Zhao Chu, another writer, called it pure murder. “This is not about enforcing the policy, it is about depriving someone’s right to live. We avoid the nature of it by using a medical word ‘enforced abortion.’ For so long family planning seems like something completely irrelevant of human life. It’s like coal mining or digging mushrooms. Human life has become lifeless indexes, some cold, meaningless numbers.
“Also, pushed by heavy fines, the controversial policy has become profit-oriented activities that everyone hates. The worst victims are those of low-class rural people who have no power to fight. Their tears and cries are not heard by so called mainstream society and the victims become worse than the untouchables,” said Zhao.
Many called for the one-child policy to be outlawed. “We feel so sorry for the dead baby girl, we criticize those so-called law enforcers. But we should rethink the 30-year-long family planning policy. It’d be worth it if this could help to change the policy! We keep our eyes open!” commented user A-Kun on his Weibo page.
Even Hu Xijin, chief editor of Global Times, one of China’s most pro-government newspapers, criticized the forced abortion on his Weibo account.

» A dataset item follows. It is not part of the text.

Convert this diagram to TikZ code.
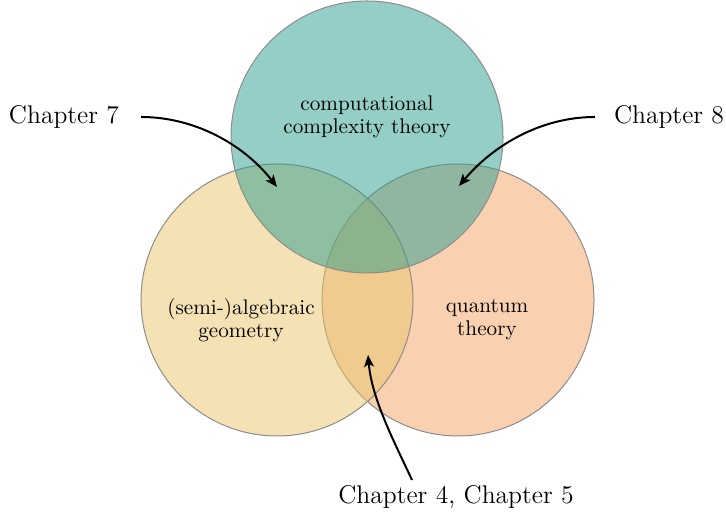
\documentclass[tikz,border=0pt]{standalone}
\usetikzlibrary{arrows.meta}
\definecolor{cteal}{HTML}{2A9D8F}
\definecolor{cyel}{HTML}{E9C46A}
\definecolor{corg}{HTML}{F4A261}
\begin{document}
\begin{tikzpicture}[x=0.5pt,y=0.5pt,
  setc/.style={draw=black!45, line width=0.5pt, fill opacity=0.5},
  lab/.style={align=center, inner sep=0pt, font=\fontsize{10.6}{11.5}\selectfont},
  chap/.style={inner sep=0pt, font=\fontsize{12.8}{15}\selectfont},
  arr/.style={-{Stealth[length=6pt,width=5pt,inset=1.5pt]}, line width=1pt}]
\useasboundingbox (0,0) rectangle (726,517);
% circles
\filldraw[setc, fill=corg] (458,217) circle[radius=136];
\filldraw[setc, fill=cyel] (277,217) circle[radius=136];
\filldraw[setc, fill=cteal] (367,380) circle[radius=136];
% circle labels
\node[lab] (cct) at (367,400) {computational\\complexity theory};
\node[lab] (sag) at (241,197) {(semi-)algebraic\\geometry};
\node[lab] (qt) at (487,197) {quantum\\theory};
% chapter labels
\node[chap, outer sep=11pt] (c7) at (64,400) {Chapter 7};
\node[chap, outer sep=9.5pt] (c8) at (669,400) {Chapter 8};
\node[chap] (c45) at (456,20) {Chapter 4, Chapter 5};
% arrow ends
\coordinate (t7) at (277,330);
\coordinate (t8) at (459,331);
\coordinate (t45) at (368,162);
\coordinate (s45) at (412,37);
\draw[arr] (c7.east) to[out=0, in=128, looseness=0.9] (t7);
\draw[arr] (c8.west) to[out=180, in=50, looseness=0.9] (t8);
\draw[arr] (s45) to[out=115, in=275, looseness=0.85] (t45);
\end{tikzpicture}
\end{document}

“I strongly oppose the barbarous forced abortion to this 7-month-pregnant mother. Time has changed and the intensity of enforcing family planning has changed. We should promote civilized family planning,” Hu wrote.
But he added that he didn’t think the whole policy should be abolished. “Don’t use Hong Kong and Japan as an argument to deny China’s population policy. Those places are small and developed early, fed by the whole world’s resources. But the world resources cannot afford to feed a China with billions of people.”
‘This has damaged the image of family planning work’
NBC News tried to contact both town and city level family planning offices in Zengjiazhen and Ankang, but the calls went unanswered.  
A report from Xinhua, China’s official government news agency, released on Thursday said that the Shaanxi Provincial Family Planning Committee has sent an investigation team to Zengjiazhen and requested local government to have the responsible parties held accountable.
“This has damaged the image of family planning work, and had an adverse effect on the society. The committee will resolutely prevent such things from happening again,” the Xinhua news report said.
Feng’s conversation with NBC News was interrupted three times by what she said were government cadres entering her hospital ward to talk.
When asked what she would do next or whether they will seek legal help, she uttered an answer in a very low voice: “I have no idea.”